#### Task prompt
Pull each line holding the word "this" from the data.

#### Input rows
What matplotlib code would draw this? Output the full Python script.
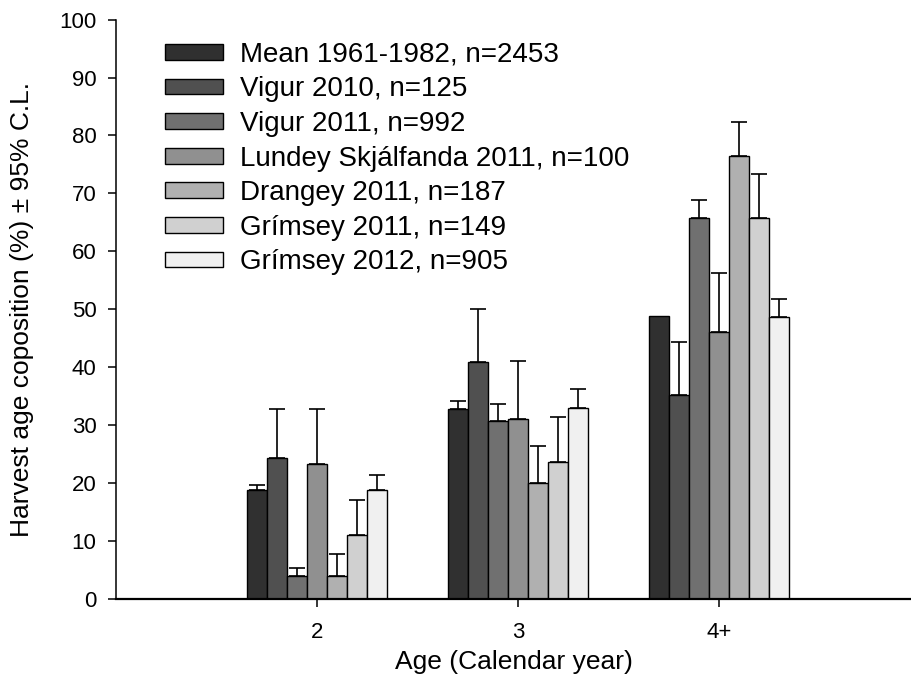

* * *

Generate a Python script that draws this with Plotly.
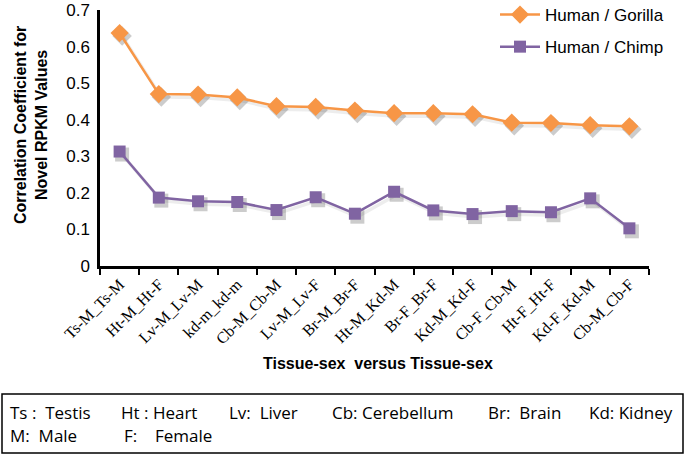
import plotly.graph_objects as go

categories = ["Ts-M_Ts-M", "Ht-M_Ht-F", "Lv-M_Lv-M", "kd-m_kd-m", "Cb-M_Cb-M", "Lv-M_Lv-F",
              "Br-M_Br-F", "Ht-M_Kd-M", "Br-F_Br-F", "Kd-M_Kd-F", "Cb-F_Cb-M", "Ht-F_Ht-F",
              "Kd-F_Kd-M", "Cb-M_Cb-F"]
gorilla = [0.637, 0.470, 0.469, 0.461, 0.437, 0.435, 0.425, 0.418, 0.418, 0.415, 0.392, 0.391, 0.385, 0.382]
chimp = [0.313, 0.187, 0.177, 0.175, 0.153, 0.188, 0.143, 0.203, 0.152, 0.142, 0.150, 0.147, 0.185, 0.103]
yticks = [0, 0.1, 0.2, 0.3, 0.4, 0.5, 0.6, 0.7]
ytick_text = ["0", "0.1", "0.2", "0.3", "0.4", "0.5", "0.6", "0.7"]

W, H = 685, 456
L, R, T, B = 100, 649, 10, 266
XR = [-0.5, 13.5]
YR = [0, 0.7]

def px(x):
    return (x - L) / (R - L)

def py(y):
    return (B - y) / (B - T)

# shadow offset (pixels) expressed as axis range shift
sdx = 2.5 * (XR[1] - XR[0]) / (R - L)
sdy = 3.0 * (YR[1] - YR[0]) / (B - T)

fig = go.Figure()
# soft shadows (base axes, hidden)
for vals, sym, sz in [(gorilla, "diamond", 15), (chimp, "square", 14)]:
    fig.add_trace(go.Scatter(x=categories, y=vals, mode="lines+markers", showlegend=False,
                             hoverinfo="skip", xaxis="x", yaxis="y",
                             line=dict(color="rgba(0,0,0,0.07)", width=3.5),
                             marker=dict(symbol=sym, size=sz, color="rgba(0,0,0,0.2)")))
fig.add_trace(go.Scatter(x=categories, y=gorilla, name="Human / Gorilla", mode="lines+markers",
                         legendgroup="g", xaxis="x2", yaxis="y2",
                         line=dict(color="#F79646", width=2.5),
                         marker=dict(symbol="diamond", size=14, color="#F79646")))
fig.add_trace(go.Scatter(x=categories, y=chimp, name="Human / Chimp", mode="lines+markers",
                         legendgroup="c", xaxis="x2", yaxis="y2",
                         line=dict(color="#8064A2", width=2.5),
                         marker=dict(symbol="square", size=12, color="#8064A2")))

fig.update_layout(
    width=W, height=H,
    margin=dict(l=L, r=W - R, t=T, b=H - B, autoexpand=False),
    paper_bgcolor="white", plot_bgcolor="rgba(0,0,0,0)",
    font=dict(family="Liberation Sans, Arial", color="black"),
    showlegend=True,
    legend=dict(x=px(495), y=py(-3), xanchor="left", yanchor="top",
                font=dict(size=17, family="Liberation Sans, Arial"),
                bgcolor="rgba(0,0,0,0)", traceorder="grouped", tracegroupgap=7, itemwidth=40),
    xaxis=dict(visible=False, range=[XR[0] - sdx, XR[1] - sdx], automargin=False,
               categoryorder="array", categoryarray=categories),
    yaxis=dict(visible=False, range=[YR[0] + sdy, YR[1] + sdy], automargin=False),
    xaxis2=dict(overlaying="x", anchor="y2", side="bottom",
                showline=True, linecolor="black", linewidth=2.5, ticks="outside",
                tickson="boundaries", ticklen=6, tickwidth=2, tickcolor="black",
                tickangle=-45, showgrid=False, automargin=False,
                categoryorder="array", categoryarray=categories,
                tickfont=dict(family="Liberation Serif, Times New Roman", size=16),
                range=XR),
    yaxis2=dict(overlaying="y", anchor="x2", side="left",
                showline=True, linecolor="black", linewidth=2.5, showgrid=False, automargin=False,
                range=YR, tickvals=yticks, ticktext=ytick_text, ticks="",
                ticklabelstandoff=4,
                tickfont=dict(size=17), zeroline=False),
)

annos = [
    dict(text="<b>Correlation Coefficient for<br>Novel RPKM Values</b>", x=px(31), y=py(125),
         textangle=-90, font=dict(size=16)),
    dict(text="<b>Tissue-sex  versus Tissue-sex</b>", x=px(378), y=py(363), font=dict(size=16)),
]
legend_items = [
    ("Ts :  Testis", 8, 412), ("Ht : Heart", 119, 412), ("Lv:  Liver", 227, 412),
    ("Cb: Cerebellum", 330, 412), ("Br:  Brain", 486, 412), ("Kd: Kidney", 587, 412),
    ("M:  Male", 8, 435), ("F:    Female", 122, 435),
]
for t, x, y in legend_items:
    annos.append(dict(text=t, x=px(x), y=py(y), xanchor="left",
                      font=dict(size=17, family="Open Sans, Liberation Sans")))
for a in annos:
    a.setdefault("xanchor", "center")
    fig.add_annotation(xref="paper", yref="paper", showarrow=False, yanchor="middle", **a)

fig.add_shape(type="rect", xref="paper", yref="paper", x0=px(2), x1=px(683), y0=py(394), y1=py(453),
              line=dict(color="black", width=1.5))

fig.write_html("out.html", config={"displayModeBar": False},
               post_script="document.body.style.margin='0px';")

#### Solution
What matplotlib code would draw this? Output the full Python script.
Generate a Python script that draws this with Plotly.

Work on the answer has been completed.